Hughes described the gathering as “delightful” and how “the cocktail shaker was never empty. … Not a soul refused to shake hands with me and we all had too good a time! And nobody choked in the traditional Southern manner when the anchovies and crackers went ’round because they were eating with a Negro. And after three ‘Hard Daddys’ all the glasses got mixed up.”

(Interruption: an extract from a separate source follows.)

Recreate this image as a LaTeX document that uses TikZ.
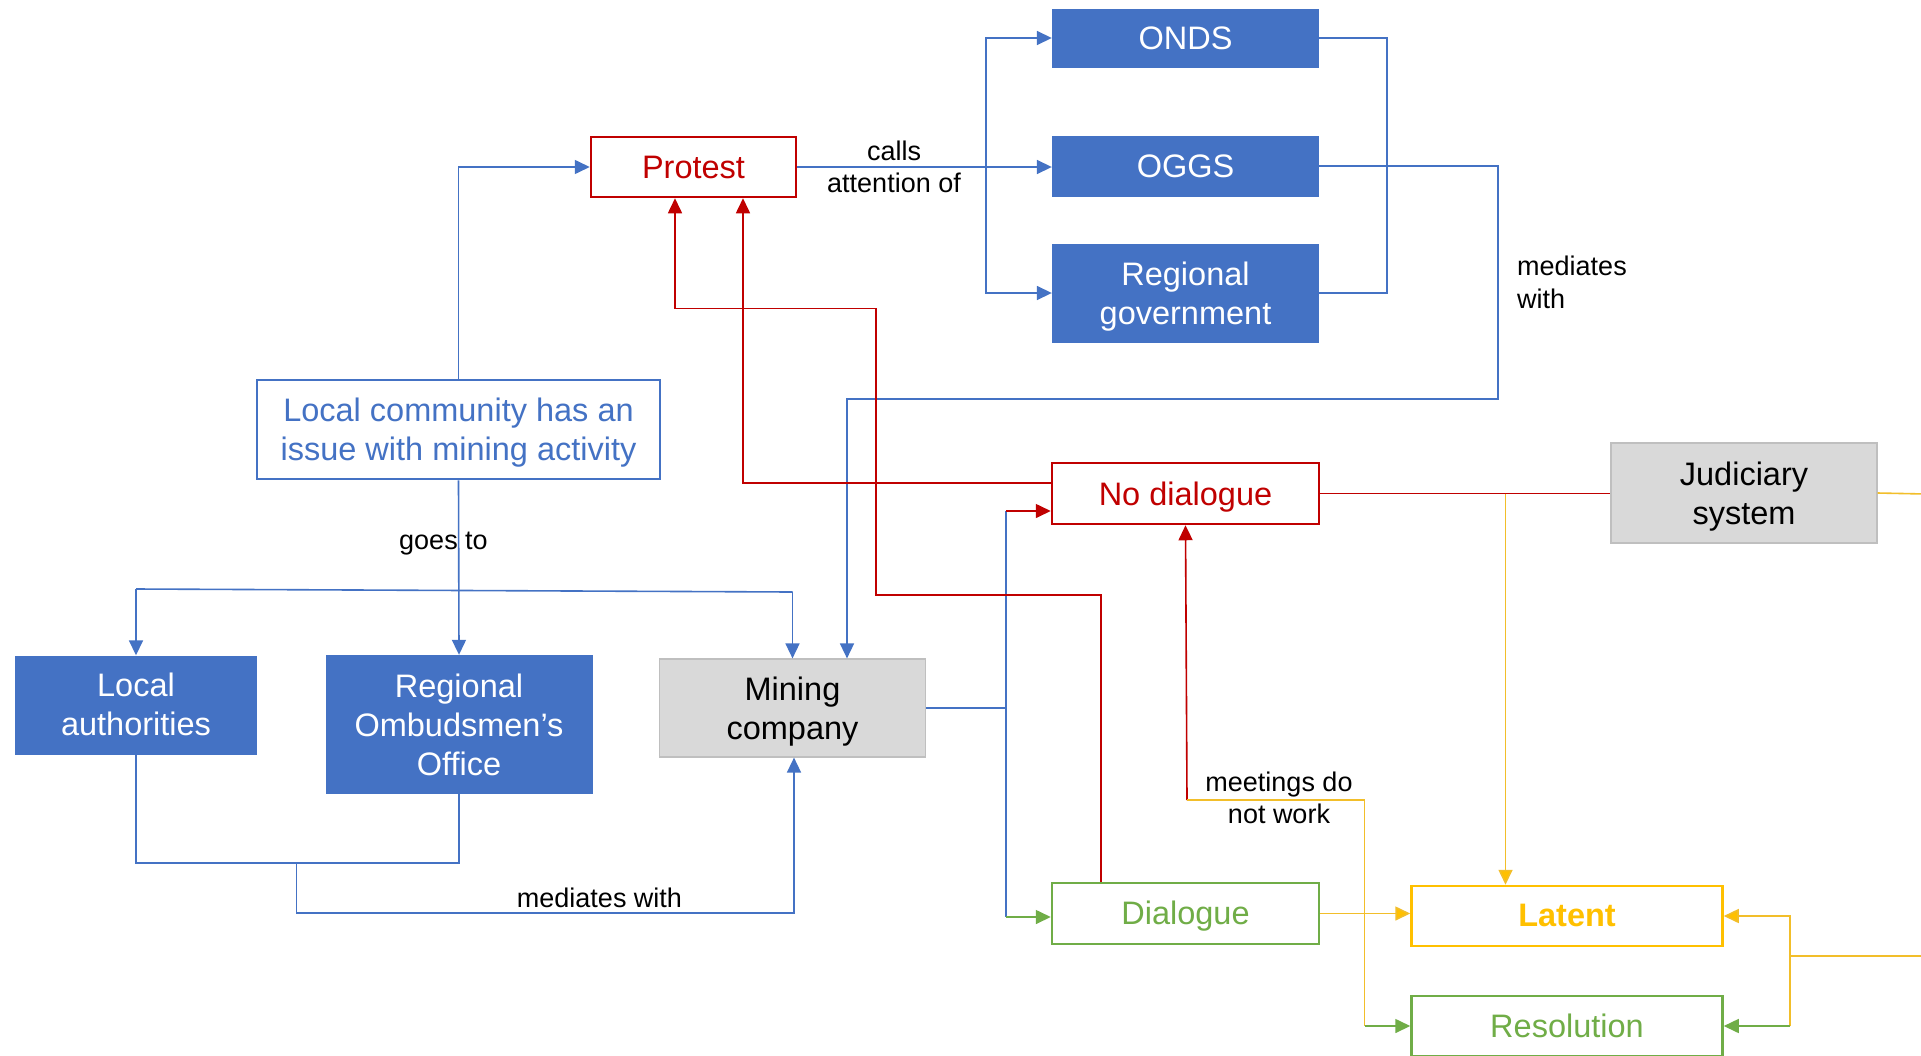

In the mid-1960s, with an eye to historic roots, members of the new Fan District Association suggested returning Park Avenue’s designation to Scuffletown Road. That didn’t occur, but on Sept. 14, 1974, a pocket park opened with the Scuffletown name. It featured architect Carlton Abbott’s concrete geometric forms for kids to play on, but the smooth angled surfaces ultimately attracted skateboarders and graffiti taggers. A shabbiness encroached. The Friends of Scuffletown Park, chaired by Joyce Stargardt, in 1999 brought together a group to reclaim the park as a community oasis. Beverly Lacy of the Fan District Association organized and coordinated the team’s year-and-a-half effort.
Most of the larger concrete forms were broken up to provide more room for grass and landscaping. Albert Grappone, of the longtime Richmond stone-cutting family, donated the park’s granite sign.
The funds to complete the work came from a variety of people and organizations, including from then-Councilman Tim Kaine’s Second District Discretionary Fund. A celebration opening featured the music of the band Big City and a round of “Happy Birthday” for Grace Gable, turning 6.
Ever since, the park has served the greater community as a place to gather, lunch, read, strum guitars, parade pets, garden and admire the progress of a day’s hours and the changes of season.